[RECORD LIST]

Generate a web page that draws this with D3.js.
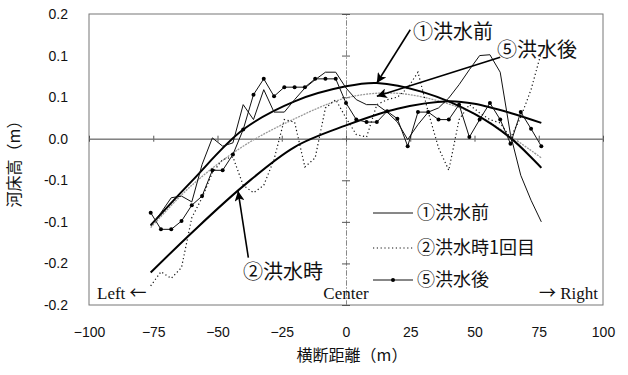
<!DOCTYPE html>
<html>
<head>
<meta charset="utf-8">
<script src="https://cdn.jsdelivr.net/npm/d3@7"></script>
<style>
  body { margin: 0; background: #fff; }
  text { fill: #111; }
</style>
</head>
<body>
<svg id="chart" width="628" height="375"></svg>
<script>
// survey points across the section (m)
const dist = [-76, -72, -68, -64, -60, -56, -52, -48, -44, -40, -36, -32, -28, -24, -20, -16, -12, -8, -4, 0,
  4, 8, 12, 16, 20, 24, 28, 32, 36, 40, 44, 48, 52, 56, 60, 64, 68, 72, 76];

// ①洪水前
const before = [-0.105, -0.089, -0.071, -0.069, -0.076, -0.031, 0.001, -0.009, -0.005, 0.041, 0.023, 0.059, 0.032,
  0.032, 0.047, 0.061, 0.071, 0.080, 0.080, 0.061, 0.047, 0.041, 0.041, 0.032, 0.020, -0.001, 0.017, 0.032, 0.037,
  0.049, 0.065, 0.083, 0.100, 0.101, 0.080, 0.005, -0.044, -0.074, -0.100];

// ②洪水時1回目
const during = [-0.177, -0.160, -0.168, -0.155, -0.095, -0.071, -0.041, -0.025, -0.022, -0.056, -0.065, -0.056, -0.025,
  0.023, 0.020, -0.034, -0.023, 0.037, 0.047, 0.025, 0.005, 0.002, 0.041, 0.047, 0.050, 0.061, 0.080, 0.032, -0.011,
  -0.038, 0.023, 0.041, 0.031, 0.023, 0.019, 0.001, 0.026, 0.059, 0.104];

// ⑤洪水後
const after = [-0.089, -0.109, -0.109, -0.099, -0.080, -0.069, -0.038, -0.038, -0.019, 0.011, 0.053, 0.072, 0.051,
  0.062, 0.062, 0.062, 0.072, 0.072, 0.072, 0.043, 0.023, 0.020, 0.020, 0.033, 0.024, -0.009, 0.032, 0.032, 0.023,
  0.023, 0.041, 0.002, 0.023, 0.043, 0.023, -0.006, 0.032, 0.012, -0.009];

// trend curves
const trendBeforeX = [-76, -60, -40, -20, 0, 12, 30, 50, 64, 76];
const trendBefore = [-0.104, -0.051, 0.011, 0.045, 0.063, 0.067, 0.056, 0.030, 0.001, -0.035];
const trendDuringX = [-76, -60, -40, -20, 0, 20, 40, 50, 64, 76];
const trendDuring = [-0.161, -0.113, -0.057, -0.010, 0.016, 0.036, 0.045, 0.042, 0.031, 0.019];
const trendAfterX = [-76, -60, -40, -20, 0, 16, 30, 50, 64, 76];
const trendAfter = [-0.107, -0.056, -0.009, 0.024, 0.049, 0.055, 0.050, 0.030, 0.003, -0.023];

const xTicks = [-100, -75, -50, -25, 0, 25, 50, 75, 100];
const yTicks = [-0.2, -0.15, -0.1, -0.05, 0, 0.05, 0.1, 0.15];
const yLabels = ['-0.2', '-0.2', '-0.1', '-0.1', '0.0', '0.1', '0.1', '0.2'];

const legendNames = ['①洪水前', '②洪水時1回目', '⑤洪水後'];

const jp = '"Noto Sans CJK JP", "Noto Sans", sans-serif';
const sans = '"Liberation Sans", Arial, sans-serif';
const serif = '"Liberation Serif", "Times New Roman", serif';

const svg = d3.select('#chart');
const x = d3.scaleLinear().domain([-100, 100]).range([89, 603]);
const y = d3.scaleLinear().domain([-0.2, 0.15]).range([305, 14]);

svg.append('defs').append('marker')
  .attr('id', 'head')
  .attr('viewBox', '0 0 10 10')
  .attr('refX', 10).attr('refY', 5)
  .attr('markerWidth', 10).attr('markerHeight', 10)
  .attr('markerUnits', 'userSpaceOnUse')
  .attr('orient', 'auto')
  .append('path')
  .attr('d', 'M0,0 L10,5 L0,10 L2.5,5 Z')
  .attr('fill', '#000');

// plot frame
svg.append('rect')
  .attr('x', x(-100)).attr('y', y(0.15))
  .attr('width', x(100) - x(-100)).attr('height', y(-0.2) - y(0.15))
  .attr('fill', 'none').attr('stroke', '#777').attr('stroke-width', 1);

// value axis crossing at x = 0
const yCross = svg.append('g').attr('transform', `translate(${x(0)},0)`);
yCross.append('g').call(d3.axisLeft(y).tickValues(yTicks).tickSize(4).tickFormat('').tickSizeOuter(0));
yCross.append('g').call(d3.axisRight(y).tickValues(yTicks).tickSize(4).tickFormat('').tickSizeOuter(0));
yCross.selectAll('.domain').attr('stroke', '#888').attr('stroke-dasharray', '5,2,1,2');
yCross.selectAll('.tick line').attr('stroke', '#555');

// category axis crossing at y = 0
const xCross = svg.append('g').attr('transform', `translate(0,${y(0)})`);
xCross.append('g').call(d3.axisBottom(x).tickValues(xTicks).tickSize(3).tickFormat('').tickSizeOuter(0));
xCross.append('g').call(d3.axisTop(x).tickValues(xTicks).tickSize(3).tickFormat('').tickSizeOuter(0));
xCross.selectAll('.domain').attr('stroke', '#777');
xCross.selectAll('.tick line').attr('stroke', '#555');

// tick labels at the low side
const yLab = svg.append('g').attr('transform', `translate(${x(-100)},0)`)
  .call(d3.axisLeft(y).tickValues(yTicks).tickSize(0).tickPadding(21).tickFormat((d, i) => yLabels[i]));
const xLab = svg.append('g').attr('transform', `translate(0,${y(-0.2)})`)
  .call(d3.axisBottom(x).tickValues(xTicks).tickSize(0).tickPadding(22).tickFormat(d => String(d).replace('-', '−')));
[yLab, xLab].forEach(g => {
  g.select('.domain').remove();
  g.selectAll('text').attr('font-family', sans).attr('font-size', 14).attr('fill', '#111');
});

const line = d3.line().x(d => x(d[0])).y(d => y(d[1]));
const smooth = d3.line().x(d => x(d[0])).y(d => y(d[1])).curve(d3.curveCatmullRom.alpha(0.5));
const pairs = (xs, ys) => xs.map((v, i) => [v, ys[i]]);

const plot = svg.append('g').attr('fill', 'none');

// trend curves
plot.append('path').attr('d', smooth(pairs(trendAfterX, trendAfter)))
  .attr('stroke', '#999').attr('stroke-width', 1.3).attr('stroke-dasharray', '2,1');
plot.append('path').attr('d', smooth(pairs(trendBeforeX, trendBefore)))
  .attr('stroke', '#000').attr('stroke-width', 2);
plot.append('path').attr('d', smooth(pairs(trendDuringX, trendDuring)))
  .attr('stroke', '#000').attr('stroke-width', 2);

// measured profiles
plot.append('path').attr('d', line(pairs(dist, during)))
  .attr('stroke', '#111').attr('stroke-width', 1.2).attr('stroke-dasharray', '1.2,2.6');
plot.append('path').attr('d', line(pairs(dist, before)))
  .attr('stroke', '#111').attr('stroke-width', 1);
plot.append('path').attr('d', line(pairs(dist, after)))
  .attr('stroke', '#111').attr('stroke-width', 1);
plot.selectAll('circle.after').data(pairs(dist, after)).join('circle')
  .attr('class', 'after')
  .attr('cx', d => x(d[0])).attr('cy', d => y(d[1])).attr('r', 2)
  .attr('fill', '#000');

// annotations: label text and arrow from label to curve
const notes = [
  { text: '①洪水前', tx: 413, ty: 39, from: [25, 0.131], to: [12, 0.067] },
  { text: '⑤洪水後', tx: 497, ty: 57, from: [60, 0.098], to: [12, 0.051] },
  { text: '②洪水時', tx: 243, ty: 279, from: [-38, -0.143], to: [-42, -0.063] }
];
notes.forEach(n => {
  svg.append('line')
    .attr('x1', x(n.from[0])).attr('y1', y(n.from[1]))
    .attr('x2', x(n.to[0])).attr('y2', y(n.to[1]))
    .attr('stroke', '#000').attr('stroke-width', 1.6)
    .attr('marker-end', 'url(#head)');
  svg.append('text').attr('x', n.tx).attr('y', n.ty)
    .attr('font-family', jp).attr('font-size', 20).text(n.text);
});

// legend
const legend = svg.append('g').attr('transform', 'translate(373,0)');
const legendY = [213, 248, 280];
legendNames.forEach((name, i) => {
  const g = legend.append('g').attr('transform', `translate(0,${legendY[i]})`);
  const ln = g.append('line').attr('x1', 0).attr('x2', 40).attr('stroke', '#111').attr('stroke-width', 1);
  if (i === 1) ln.attr('stroke-dasharray', '1.2,2.6').attr('stroke-width', 1.2);
  if (i === 2) g.append('circle').attr('cx', 20).attr('r', 2).attr('fill', '#000');
  g.append('text').attr('x', 44).attr('dy', '0.35em')
    .attr('font-family', jp).attr('font-size', 18).text(name);
});

// direction marks
const dirs = [
  { word: 'Left', arrow: '←', x: 97, anchor: 'start', arrowFirst: false },
  { word: 'Center', arrow: '', x: 346, anchor: 'middle', arrowFirst: false },
  { word: 'Right', arrow: '→', x: 598, anchor: 'end', arrowFirst: true }
];
dirs.forEach(d => {
  const t = svg.append('text').attr('x', d.x).attr('y', 299).attr('text-anchor', d.anchor)
    .attr('font-family', serif).attr('font-size', 17);
  const addArrow = () => t.append('tspan').attr('font-family', jp).attr('font-size', 17).text(d.arrow);
  if (d.arrow && d.arrowFirst) { addArrow(); t.append('tspan').text(' ' + d.word); }
  else if (d.arrow) { t.append('tspan').text(d.word + ' '); addArrow(); }
  else t.text(d.word);
});

// axis titles
svg.append('text')
  .attr('transform', 'translate(20,160) rotate(-90)')
  .attr('text-anchor', 'middle')
  .attr('font-family', jp).attr('font-size', 16).text('河床高（m）');
svg.append('text')
  .attr('x', 352).attr('y', 361).attr('text-anchor', 'middle')
  .attr('font-family', jp).attr('font-size', 16).text('横断距離（m）');
</script>
</body>
</html>
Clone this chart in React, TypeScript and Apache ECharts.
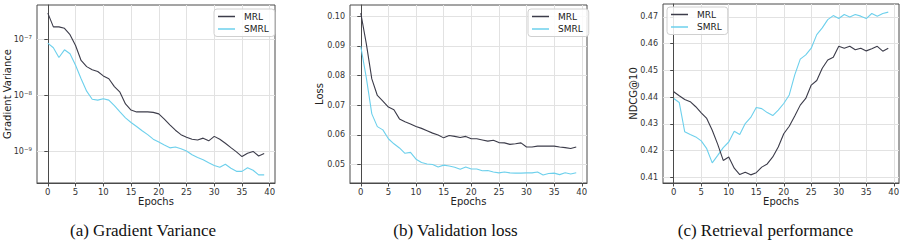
import React, { useEffect, useRef } from "react";
import * as echarts from "echarts";

const epochs = [0,1,2,3,4,5,6,7,8,9,10,11,12,13,14,15,16,17,18,19,20,21,22,23,24,25,26,27,28,29,30,31,32,33,34,35,36,37,38,39];
const xTicks = [0, 5, 10, 15, 20, 25, 30, 35, 40];

const gradVarMRL = [3.0e-7,1.7e-7,1.7e-7,1.6e-7,1.23e-7,7.9e-8,4.25e-8,3.3e-8,2.9e-8,2.7e-8,2.25e-8,2.0e-8,1.45e-8,1.15e-8,7.1e-9,5.5e-9,5.1e-9,5.1e-9,5.1e-9,5.0e-9,4.7e-9,3.8e-9,3.0e-9,2.4e-9,2.0e-9,1.8e-9,1.65e-9,1.6e-9,1.73e-9,1.55e-9,1.86e-9,1.65e-9,1.4e-9,1.17e-9,9.8e-10,8.1e-10,9.3e-10,1.0e-9,8.3e-10,9.2e-10];
const gradVarSMRL = [8.7e-8,7.2e-8,4.8e-8,6.6e-8,5.6e-8,3.5e-8,2.0e-8,1.2e-8,8.6e-9,8.3e-9,8.8e-9,8.3e-9,6.6e-9,5.1e-9,4.0e-9,3.3e-9,2.8e-9,2.35e-9,2.0e-9,1.66e-9,1.47e-9,1.3e-9,1.16e-9,1.2e-9,1.12e-9,1.02e-9,8.7e-10,7.8e-10,7.1e-10,6.3e-10,5.6e-10,5.2e-10,5.9e-10,5.0e-10,4.4e-10,4.4e-10,5.1e-10,4.6e-10,3.8e-10,3.8e-10];
const gradTicks = [1e-9, 1e-8, 1e-7];

const lossMRL = [0.1011,0.0908,0.0789,0.0733,0.0714,0.0694,0.0685,0.0654,0.0644,0.0637,0.0628,0.0622,0.0614,0.0606,0.0600,0.0590,0.0598,0.0595,0.0591,0.0595,0.0587,0.0587,0.0583,0.0579,0.0582,0.0574,0.0573,0.0568,0.0570,0.0573,0.0559,0.0559,0.0562,0.0562,0.0562,0.0562,0.0559,0.0557,0.0554,0.0559];
const lossSMRL = [0.0899,0.0793,0.0671,0.0628,0.0617,0.0587,0.0570,0.0556,0.0538,0.0541,0.0518,0.0507,0.0502,0.0500,0.0492,0.0498,0.0495,0.0491,0.0484,0.0492,0.0485,0.0485,0.0479,0.0480,0.0475,0.0472,0.0475,0.0472,0.0471,0.0471,0.0472,0.0472,0.0475,0.0465,0.0470,0.0471,0.0466,0.0472,0.0468,0.0472];
const lossTicks = [0.05, 0.06, 0.07, 0.08, 0.09, 0.10];

const ndcgMRL = [0.4420,0.4405,0.4391,0.4383,0.4364,0.4341,0.4320,0.4276,0.4223,0.4163,0.4176,0.4134,0.4110,0.4119,0.4109,0.4117,0.4138,0.4150,0.4176,0.4213,0.4263,0.4291,0.4329,0.4370,0.4395,0.4445,0.4462,0.4508,0.4539,0.4549,0.4590,0.4583,0.4590,0.4577,0.4583,0.4573,0.4581,0.4590,0.4572,0.4583];
const ndcgSMRL = [0.4395,0.4380,0.4270,0.4260,0.4251,0.4236,0.4207,0.4154,0.4182,0.4211,0.4232,0.4272,0.4260,0.4301,0.4324,0.4361,0.4357,0.4342,0.4331,0.4351,0.4376,0.4408,0.4483,0.4542,0.4558,0.4583,0.4634,0.4659,0.4690,0.4705,0.4694,0.4709,0.4700,0.4709,0.4703,0.4694,0.4713,0.4703,0.4713,0.4718];
const ndcgTicks = [0.41, 0.42, 0.43, 0.44, 0.45, 0.46, 0.47];

const seriesNames = ["MRL", "SMRL"];
const captions = ["(a) Gradient Variance", "(b) Validation loss", "(c) Retrieval performance"];
const yTitles = ["Gradient Variance", "Loss", "NDCG@10"];

const COLORS = ["#3c3c4a", "#6dd0ec"];
const FONT = "DejaVu Sans";
const SPINE = "#4a4a4a";
const GRIDLINE = "#e2e2e2";

function pad(arr: number[], log = false): [number, number] {
  const f = log ? (v: number) => Math.log10(v) : (v: number) => v;
  const lo = Math.min(...arr.map(f));
  const hi = Math.max(...arr.map(f));
  const m = (hi - lo) * 0.05;
  if (log) return [Math.pow(10, lo - m), Math.pow(10, hi + m)];
  return [lo - m, hi + m];
}

export default function App() {
  const ref = useRef<HTMLDivElement>(null);
  useEffect(() => {
    if (!ref.current) return;
    const chart = echarts.init(ref.current, undefined, { renderer: "svg" });
    const grids = [
      { left: 37, top: 5, width: 238, height: 178 },
      { left: 350, top: 5, width: 237, height: 178 },
      { left: 663, top: 4, width: 236, height: 179 },
    ];
    const xmin = -1.95, xmax = 40.95;
    const xAxes = grids.map((_, i) => ({
      type: "value",
      gridIndex: i,
      min: xmin,
      max: xmax,
      name: "Epochs",
      nameLocation: "middle",
      nameGap: 13.5,
      nameMoveOverlap: false,
      nameTextStyle: { fontFamily: FONT, fontSize: 10, color: "#222" },
      axisLine: { show: true, onZero: false, lineStyle: { color: SPINE, width: 1 } },
      axisTick: { show: true, length: 3.5, customValues: xTicks, lineStyle: { color: SPINE } },
      axisLabel: { customValues: xTicks, margin: 4, fontFamily: FONT, fontSize: 8.5, color: "#333" },
      splitLine: { show: true, lineStyle: { color: GRIDLINE, width: 1 } },
    }));
    const yData = [
      [gradVarMRL, gradVarSMRL],
      [lossMRL, lossSMRL],
      [ndcgMRL, ndcgSMRL],
    ];
    const yTickSets = [gradTicks, lossTicks, ndcgTicks];
    const yNameGaps = [25, 25.3, 24.3];
    const yAxes = grids.map((_, i) => {
      const ext = pad([...yData[i][0], ...yData[i][1]], i === 0);
      const base: any = {
        type: i === 0 ? "log" : "value",
        gridIndex: i,
        min: ext[0],
        max: ext[1],
        name: yTitles[i],
        nameLocation: "middle",
        nameGap: yNameGaps[i],
        nameMoveOverlap: false,
        nameTextStyle: { fontFamily: FONT, fontSize: 10, color: "#222" },
        axisLine: { show: true, lineStyle: { color: SPINE, width: 1 } },
        axisTick: { show: true, length: 3.5, customValues: yTickSets[i], lineStyle: { color: SPINE } },
        axisLabel: {
          customValues: yTickSets[i],
          margin: 5,
          fontFamily: FONT,
          fontSize: 8,
          color: "#333",
        },
        splitLine: { show: true, lineStyle: { color: GRIDLINE, width: 1 } },
      };
      if (i === 0) {
        base.logBase = 10;
        base.axisLabel.formatter = (v: number) => {
          const e = Math.round(Math.log10(v));
          return "{a|10}{b|\u2212" + Math.abs(e) + "}";
        };
        base.axisLabel.rich = {
          a: { fontFamily: FONT, fontSize: 8, color: "#333" },
          b: { fontFamily: FONT, fontSize: 5.5, color: "#333", padding: [0, 0, 5, 0] },
        };
      } else {
        base.axisLabel.formatter = (v: number) => v.toFixed(2);
      }
      return base;
    });
    const series: any[] = [];
    for (let g = 0; g < 3; g++) {
      for (let s = 0; s < 2; s++) {
        series.push({
          type: "line",
          name: seriesNames[s],
          xAxisIndex: g,
          yAxisIndex: g,
          data: epochs.map((e, k) => [e, yData[g][s][k]]),
          showSymbol: false,
          symbol: "none",
          lineStyle: { color: COLORS[s], width: 1.1 },
          itemStyle: { color: COLORS[s] },
          z: s === 0 ? 3 : 2,
        });
      }
    }
    const legendPos = [
      { left: 214, top: 9 },
      { left: 528, top: 9 },
      { left: 667, top: 7 },
    ];
    const legends = legendPos.map((p) => ({
      ...p,
      orient: "vertical",
      data: seriesNames.map((n, k) => ({ name: n, icon: "rect", itemStyle: { color: COLORS[k] } })),
      itemWidth: 17,
      itemHeight: 1.5,
      itemGap: 3.5,
      padding: [3, 6, 3, 4],
      backgroundColor: "rgba(255,255,255,0.85)",
      borderColor: "#d0d0d0",
      borderWidth: 1,
      borderRadius: 3,
      textStyle: { fontFamily: FONT, fontSize: 9, color: "#222", padding: [0, 0, 0, 4] },
      selectedMode: false,
    }));
    const graphic = captions.map((c, i) => ({
      type: "text",
      x: [143, 455.5, 765.5][i],
      y: 230.5,
      style: {
        text: c,
        fontFamily: "Liberation Serif",
        fontSize: 17,
        fill: "#111",
        textAlign: "center",
        textVerticalAlign: "middle",
      },
    }));
    chart.setOption({
      animation: false,
      backgroundColor: "#ffffff",
      grid: grids.map((g) => ({
        ...g,
        containLabel: false,
        outerBoundsMode: "none",
        show: true,
        borderColor: SPINE,
        borderWidth: 1,
        backgroundColor: "transparent",
      })),
      xAxis: xAxes,
      yAxis: yAxes,
      legend: legends,
      series,
      graphic,
    });
    return () => chart.dispose();
  }, []);
  return (
    <div
      ref={ref}
      style={{ position: "fixed", left: 0, top: 0, width: 902, height: 241 }}
    />
  );
}
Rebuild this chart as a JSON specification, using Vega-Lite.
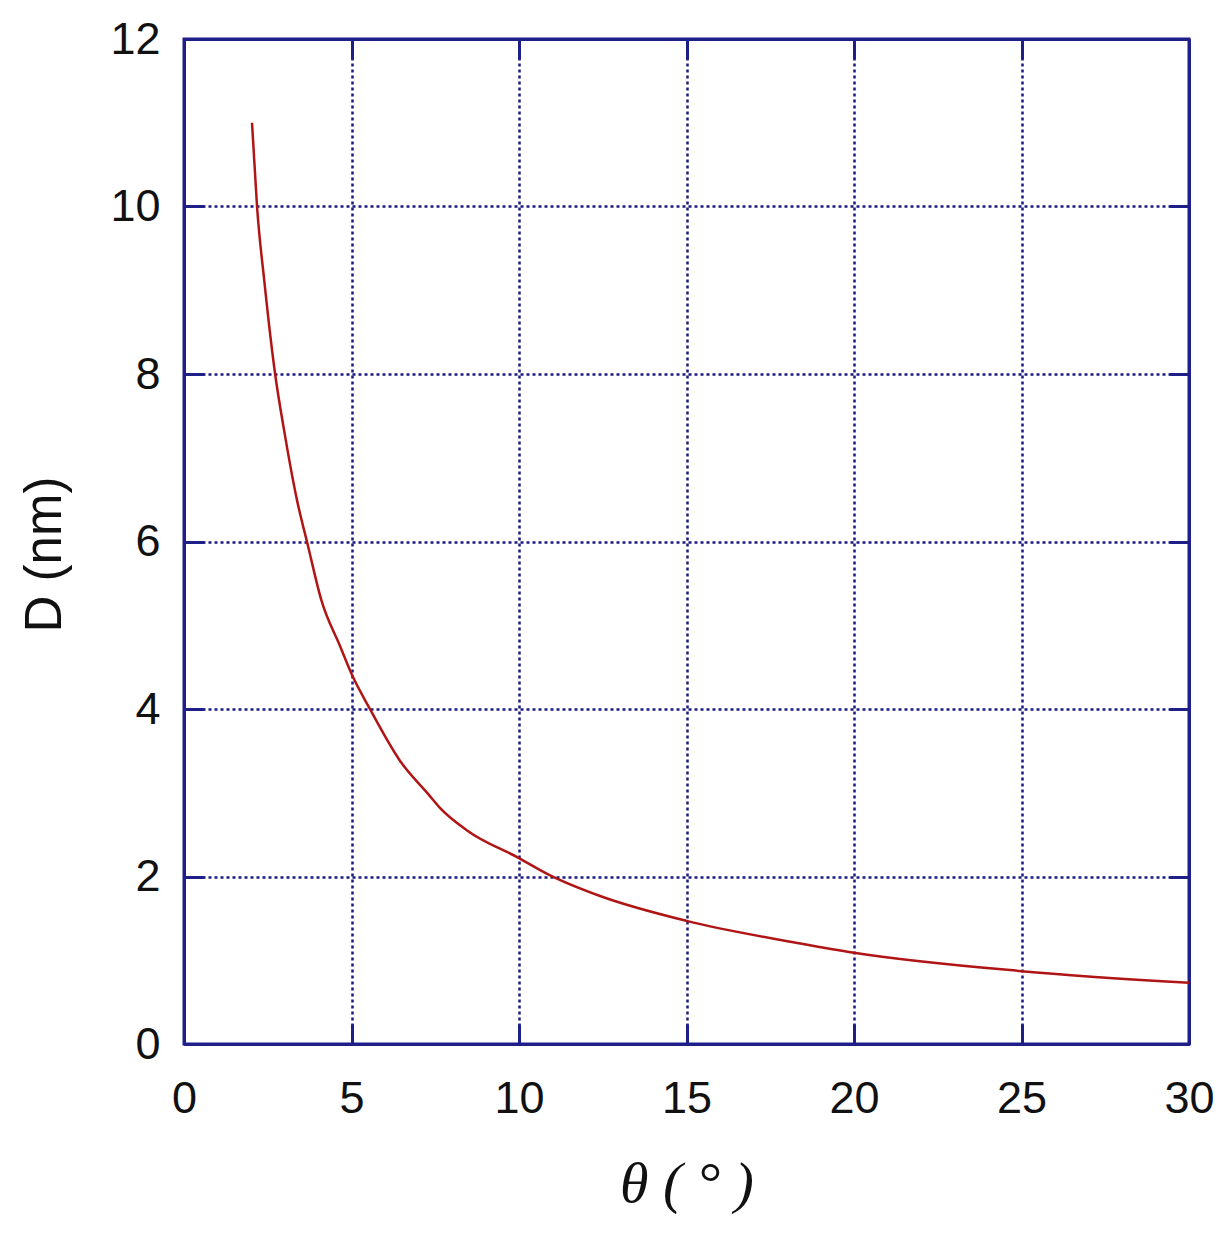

[TASK GOAL] Look at the listing and set down only the lines from its start through the line with "0.032, 0.012, -0.009];", word for word and without pictures.

[EXERCISE SOLUTION]
Generate a web page that draws this with D3.js.
<!DOCTYPE html>
<html>
<head>
<meta charset="utf-8">
<script src="https://cdn.jsdelivr.net/npm/d3@7"></script>
<style>
  body { margin: 0; background: #fff; }
  text { fill: #111; }
</style>
</head>
<body>
<svg id="chart" width="628" height="375"></svg>
<script>
// survey points across the section (m)
const dist = [-76, -72, -68, -64, -60, -56, -52, -48, -44, -40, -36, -32, -28, -24, -20, -16, -12, -8, -4, 0,
  4, 8, 12, 16, 20, 24, 28, 32, 36, 40, 44, 48, 52, 56, 60, 64, 68, 72, 76];

// ①洪水前
const before = [-0.105, -0.089, -0.071, -0.069, -0.076, -0.031, 0.001, -0.009, -0.005, 0.041, 0.023, 0.059, 0.032,
  0.032, 0.047, 0.061, 0.071, 0.080, 0.080, 0.061, 0.047, 0.041, 0.041, 0.032, 0.020, -0.001, 0.017, 0.032, 0.037,
  0.049, 0.065, 0.083, 0.100, 0.101, 0.080, 0.005, -0.044, -0.074, -0.100];

// ②洪水時1回目
const during = [-0.177, -0.160, -0.168, -0.155, -0.095, -0.071, -0.041, -0.025, -0.022, -0.056, -0.065, -0.056, -0.025,
  0.023, 0.020, -0.034, -0.023, 0.037, 0.047, 0.025, 0.005, 0.002, 0.041, 0.047, 0.050, 0.061, 0.080, 0.032, -0.011,
  -0.038, 0.023, 0.041, 0.031, 0.023, 0.019, 0.001, 0.026, 0.059, 0.104];

// ⑤洪水後
const after = [-0.089, -0.109, -0.109, -0.099, -0.080, -0.069, -0.038, -0.038, -0.019, 0.011, 0.053, 0.072, 0.051,
  0.062, 0.062, 0.062, 0.072, 0.072, 0.072, 0.043, 0.023, 0.020, 0.020, 0.033, 0.024, -0.009, 0.032, 0.032, 0.023,
  0.023, 0.041, 0.002, 0.023, 0.043, 0.023, -0.006, 0.032, 0.012, -0.009];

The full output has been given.